George Takei live-streams visit to Japanese American internment camp

On Tuesday, George Takei live-streamed his exploration of the grounds of the Heart Mountain Interpretive Center in Wyoming, used as barracks for a Japanese internment camp, on Facebook.

Heart Mountain was one of 10 relocation centers spread across the Western U.S. during World War II. It held at least 14,000 Japanese-American internees during its years of operation.

“Looking back now, it’s really unimaginable that 120,000 people were forced to live in tarp paper-covered barracks,” the “Star Trek” star said, via the video, as he looked around inside the barracks, which he said were much bigger than the one he was forced into as a child.

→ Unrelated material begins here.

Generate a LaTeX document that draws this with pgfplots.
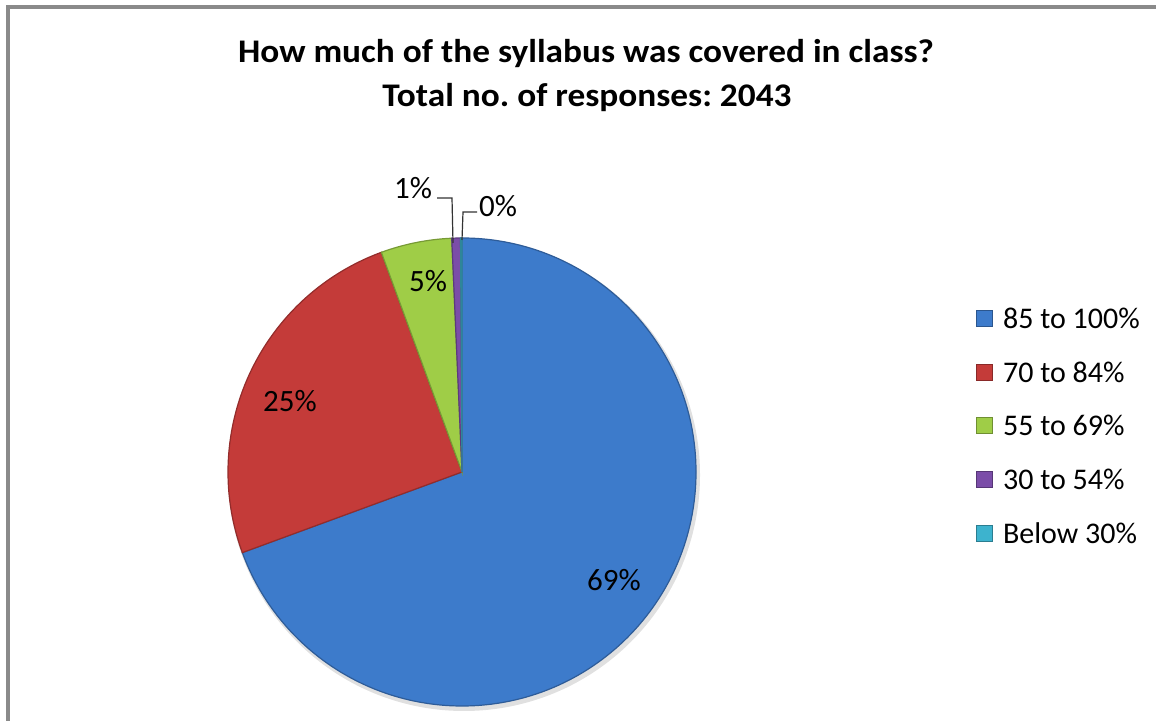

Takei’s family was among the thousands the U.S. government locked away in internment camps. When he was 5 years old, he was moved into the swamps of Arkansas, and then later to Tulelake camp in California.

In the video, the actor reflected on the attitudes toward Japanese Americans in those days and said he saw similarities with Black Lives Matter. “Black lives matter. And law enforcement officers are the ones that are shooting because they’re afraid of black men,” Takei said. “Same sort of attitude placed us behind these barbed wire fences here in Wyoming.”

Takei has been vocal about his time at the camps. In 2014, he appeared on “The Daily Show” and told Jon Stewart his memories of being ordered out of his suburban California home by American soldiers with guns.

Unlike other barracks, the one in Heart Mountain had the signatures of some of the men that built it. A post on the corner read “a slap for the Japs.”

Takei remembered his life after the camps, and going back to school in Los Angeles. Mrs. Reuben, a name he remembers after 70 years, would continuously call him “the Jap boy.” Even when he had the courage to raise his hand to answer one of her questions, she would just turn the other way and ignore him. “Which stung, she’s a teacher,” Takei recalled. “And what had I done to her to get this kind of vulgar word spat at me?”

“For me personally, I wasn’t in this camp but I recognize a lot. It was for me a very moving experience to visit here at Heart Mountain, Wyoming,” Takei said.